One RX channel takes about 3% CPU of one core, one WF channel takes about 9%. In addition to CPU usage reduction, we also have much more flexibility to call blocking APIs which had to be called in an RPC way in Kiwi. This simplified many code paths, especially for the extensions like DRM, FT8, and WSPR.

Other Innovations

We also incorporated several innovations in Web-888.

13 WF Channels - Shared Mode

The Zynq7010 can only provide resources for 2 WF channels. In order to support 13 WF channels, we developed a time-sharing solution to use 2 WF channels shared between 13 concurrent users.

Inside the FPGA, two DMA controllers are created to move the data from FPGA FIFO to CPU memory.

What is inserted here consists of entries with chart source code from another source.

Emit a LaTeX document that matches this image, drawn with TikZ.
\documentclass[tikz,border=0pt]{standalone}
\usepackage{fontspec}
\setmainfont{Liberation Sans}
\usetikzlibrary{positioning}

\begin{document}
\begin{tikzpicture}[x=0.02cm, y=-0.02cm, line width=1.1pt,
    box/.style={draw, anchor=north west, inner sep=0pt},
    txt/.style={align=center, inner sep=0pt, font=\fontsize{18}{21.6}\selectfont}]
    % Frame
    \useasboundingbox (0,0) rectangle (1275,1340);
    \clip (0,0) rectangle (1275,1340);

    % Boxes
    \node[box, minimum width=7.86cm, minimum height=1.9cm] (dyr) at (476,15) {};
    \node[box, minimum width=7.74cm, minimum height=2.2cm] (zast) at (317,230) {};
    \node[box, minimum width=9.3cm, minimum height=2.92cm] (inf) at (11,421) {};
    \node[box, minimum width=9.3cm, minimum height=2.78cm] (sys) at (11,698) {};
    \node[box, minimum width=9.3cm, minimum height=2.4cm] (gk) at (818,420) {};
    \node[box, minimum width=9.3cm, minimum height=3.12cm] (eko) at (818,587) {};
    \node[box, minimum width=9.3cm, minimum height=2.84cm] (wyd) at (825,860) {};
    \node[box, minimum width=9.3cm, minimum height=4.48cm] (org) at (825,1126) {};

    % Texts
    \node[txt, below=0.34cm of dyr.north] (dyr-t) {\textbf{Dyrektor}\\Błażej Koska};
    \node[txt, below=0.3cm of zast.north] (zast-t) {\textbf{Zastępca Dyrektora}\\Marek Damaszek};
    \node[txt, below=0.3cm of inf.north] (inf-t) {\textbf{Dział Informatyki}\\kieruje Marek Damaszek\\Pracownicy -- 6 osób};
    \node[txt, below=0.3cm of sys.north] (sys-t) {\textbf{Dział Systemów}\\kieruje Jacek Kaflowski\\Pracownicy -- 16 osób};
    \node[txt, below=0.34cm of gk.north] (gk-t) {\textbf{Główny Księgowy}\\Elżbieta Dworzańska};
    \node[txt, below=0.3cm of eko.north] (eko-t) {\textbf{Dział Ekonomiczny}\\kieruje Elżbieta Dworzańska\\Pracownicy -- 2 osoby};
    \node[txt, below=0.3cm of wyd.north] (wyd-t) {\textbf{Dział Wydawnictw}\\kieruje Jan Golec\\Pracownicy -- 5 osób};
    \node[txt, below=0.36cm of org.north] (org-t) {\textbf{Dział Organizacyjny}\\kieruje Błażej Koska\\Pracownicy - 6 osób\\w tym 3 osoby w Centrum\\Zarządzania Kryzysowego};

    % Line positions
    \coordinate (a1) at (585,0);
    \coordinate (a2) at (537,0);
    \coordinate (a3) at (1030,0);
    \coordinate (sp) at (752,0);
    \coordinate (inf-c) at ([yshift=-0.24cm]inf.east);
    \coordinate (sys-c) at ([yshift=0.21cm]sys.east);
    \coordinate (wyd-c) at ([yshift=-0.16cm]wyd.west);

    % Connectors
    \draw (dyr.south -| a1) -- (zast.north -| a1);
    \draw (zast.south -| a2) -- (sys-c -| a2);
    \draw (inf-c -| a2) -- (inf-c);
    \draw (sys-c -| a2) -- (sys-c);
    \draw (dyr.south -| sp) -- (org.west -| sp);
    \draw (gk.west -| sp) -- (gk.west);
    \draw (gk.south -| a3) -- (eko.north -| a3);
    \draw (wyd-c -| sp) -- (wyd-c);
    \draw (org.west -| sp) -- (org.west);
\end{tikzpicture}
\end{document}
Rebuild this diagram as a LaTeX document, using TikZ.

When enough data (8192 samples) are moved, the CPU copies out the data and triggers another transfer with the next channel's frequency and decimate settings.

We had to implement a DMA controller that supports burst transfer in order to meet the timing requirements.

Tunable ADC Sampling Rate

The ADC's clock is not directly connected to a TCXO; instead, it is connecting to CLK0 of the Si5351. This design is inherited from RX-888, which has proven to offer a good balance of flexibility and quality.

We also choose 122.88MHz as our sampling rate for the HF band. With the reference TCXO of 24.576MHz:

Item	Value
Wanted frequency	122,088,000.000 Hz
Crystal frequency	24,576,000.000 Hz
VCO frequency	860,160,000.000 Hz
True frequency	122,880,000.000 Hz
Deviation	0 Hz / 0 PPB

Inside the bootloader of Web-888, the Si5351 is configured to 122.88MHz. The Si5351 can be configured for other frequencies for different purposes.

VHF Support with Oversampling

We decided to use oversampling to support VHF bands, especially since we can cover the whole air-band, which is a common use case on the Internet.

However, we found out that 122.88MHz sampling rate is not a good choice for the air-band. The air-band is from 118MHz, which is below 122.88MHz. After oversampling, it will be moved to 4.88MHz, which 127.76MHz is also moved to 4.88MHz and caused the problem.

Thanks to the Si5351, we can choose other sampling rates here like 101MHz, 98MHz, etc.

Poor Man's GPSDO

The PPS signal from GPS is used to calculate the ADC frequency. This is a feature from KiwiSDR that was used to correct the displayed frequency.

Since we can tune the Si5351, we decided to use the PPS signal to govern the Si5351 output frequency. A PID algorithm is chosen to take the tick count between two PPS signals to correct the Si5351.

The PID parameters are below:

static const float32_t Kp = 1.4f;  // Proportional gain
static const float32_t Ki = 0.15f; // Integral gain
static const float32_t Kd = 0.01f; // Derivative gain

Since PLL inside the Si5351 is governed, we can use the same PLL to output clock signals externally. This is the clock-out SMA's output.

Warning

Enabling this feature will impact the phase noise of the Si5351. So we introduce a configuration in the Admin Config Tab to control it, and it is disabled by default.

Thermal Management

Having a metal box offers not only a nice and solid product quality but also good RF shielding. However, it exposes the challenges of Zynq7010 temperature.

We use several methods to optimize this:

Optimize CPU usage to reduce heat from the CPU.
Optimize FPGA following low-power design.
Design the airflow to suck air from two sides and take the heat away.

However, all of these solutions didn't make us satisfied. We finally added a fan to the product. In order to reduce the noise, we use a larger fan with a low RPM. In our testing samples, we can maintain the temperature under 50 degrees Celsius.